In The Secular Scriptures, Northrop Frye says,
On the lower reaches of descent we find the night world, often a
dark and labyrinthine world of caves and shadows where the forest has turned
subterranean, and where we are surrounded by the shapes of animals. If the meander-and-descent patterns of Paleolithic
caves, along with the paintings on their walls, have anything like the same
kind of significance, we are here retracing what are, so far as we know, the
oldest imaginative steps of humanity. (111-2)
Does the river in the poem do anything besides meander and
descend? In fact, Frye’s whole chapter
titled “Themes of Descent” feels as if he could have been writing about “Kubla
Khan” the entire time. From the strange
nature of the landscape, to the seemingly unintelligible language, to the fact
that Coleridge experienced this all in a dream only helps to make this fact
more apparent. Is this the creative
process? a series of rabbit-holes we all must fall down? And is it possible to
descend too far? Is this what Coleridge
did?
And finally, is
Mircea Eliade’s Myths, Dreams, and
Mysteries doing anything more than telling us to embrace those “Ancestral
voices” that Kubla hears and we all listen for?

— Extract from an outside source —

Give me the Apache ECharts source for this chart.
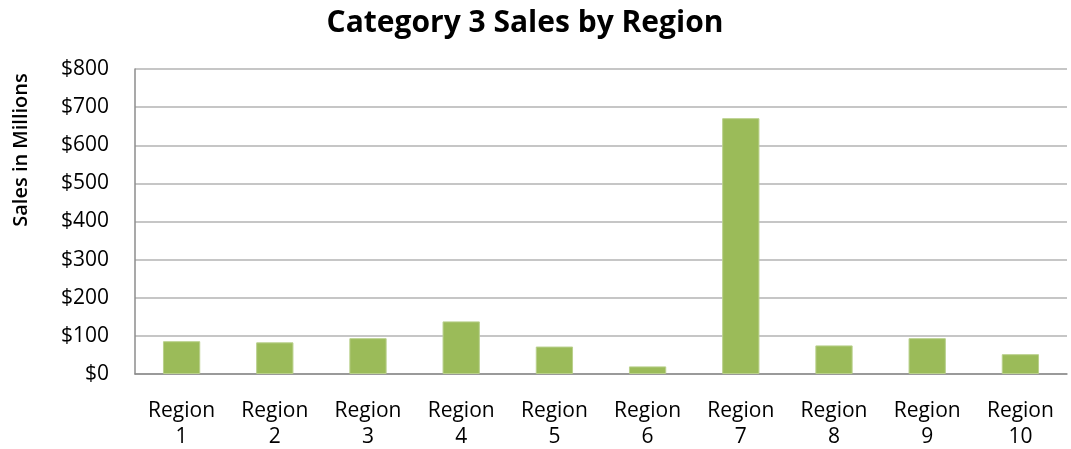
<!DOCTYPE html>
<html>
<head>
<meta charset="utf-8">
<style>
  html, body { margin: 0; padding: 0; background: #fff; }
  #chart { width: 1071px; height: 449px; }
</style>
<script src="https://cdn.jsdelivr.net/npm/echarts@6/dist/echarts.min.js"></script>
</head>
<body>
<div id="chart"></div>
<script>
// Category 3 sales per region, in millions of dollars
const regions = ['Region\n1', 'Region\n2', 'Region\n3', 'Region\n4', 'Region\n5',
                 'Region\n6', 'Region\n7', 'Region\n8', 'Region\n9', 'Region\n10'];
const sales = [86, 83, 94, 138, 72, 20, 671, 75, 94, 52];
const chartTitle = 'Category 3 Sales by Region';
const yAxisTitle = 'Sales in Millions';

const FONT = '"Open Sans", sans-serif';
const chart = echarts.init(document.getElementById('chart'), null, { renderer: 'canvas' });

chart.setOption({
  animation: false,
  backgroundColor: '#ffffff',
  graphic: [{
    // chart title, centred over the plot
    type: 'text',
    x: 525,
    y: 23,
    style: {
      text: chartTitle,
      font: 'bold 30px "Open Sans", sans-serif',
      fill: '#000',
      align: 'center',
      verticalAlign: 'middle'
    }
  }, {
    // rotated value-axis title
    type: 'text',
    x: 11,
    y: 150,
    rotation: Math.PI / 2,
    style: {
      text: yAxisTitle,
      font: '600 20px "Open Sans", sans-serif',
      fill: '#000',
      align: 'center',
      verticalAlign: 'top'
    }
  }],
  grid: {
    left: 135, right: 4, top: 69, bottom: 75,
    containLabel: false, outerBoundsMode: 'none'
  },
  xAxis: {
    type: 'category',
    data: regions,
    axisLine: { show: true, lineStyle: { color: '#8c8c8c', width: 1.5 } },
    axisTick: { show: false },
    axisLabel: {
      fontFamily: FONT, fontSize: 21, color: '#000',
      lineHeight: 26, margin: 24, interval: 0
    }
  },
  yAxis: {
    type: 'value',
    min: 0, max: 800, interval: 100,
    axisLine: { show: true, lineStyle: { color: '#8c8c8c', width: 1.5 } },
    axisTick: { show: false },
    splitLine: { lineStyle: { color: '#b3b3b3', width: 1.5 } },
    axisLabel: {
      fontFamily: FONT, fontSize: 21, color: '#000', margin: 26,
      formatter: v => '$' + v
    }
  },
  series: [{
    type: 'bar',
    data: sales,
    barWidth: '40%',
    itemStyle: { color: '#9bbb59', borderColor: '#b9d08c', borderWidth: 1 }
  }]
});
</script>
</body>
</html>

If Coleridge has descended into an unknown land, perhaps his drug
induced stupor has made him privy to something we can only guess at: something
primal and grotesque. These are our
primitive desires, thoughts, and creations, and we should surrender ourselves
to them in order to get back in illo
tempore. Then, that before-time
place, in the world of the descent, did Coleridge, somehow, tap into the
collective imagination?
How do all of
these points relate to the other works of fiction that we have read and
discussed? To the poetry of “The Four
Quartets” and the prose of The Magus? Can Nicholas Urfe relate to the speaker’s
frustration at the end of “Kubla Khan?”
What do we learn about time and descent when we pair “The Four
Quartets,” Frye, and “Kubla Khan?” Is
Alison the demon lover? Or is Nick? Perhaps both?
While many of
these questions may not have definite answers, I am interested in knowing your
thoughts when viewing these works from a ‘Kubla-centeric’ perspective instead
of using The Magus as our starting
point as we have done for the second half of this semester.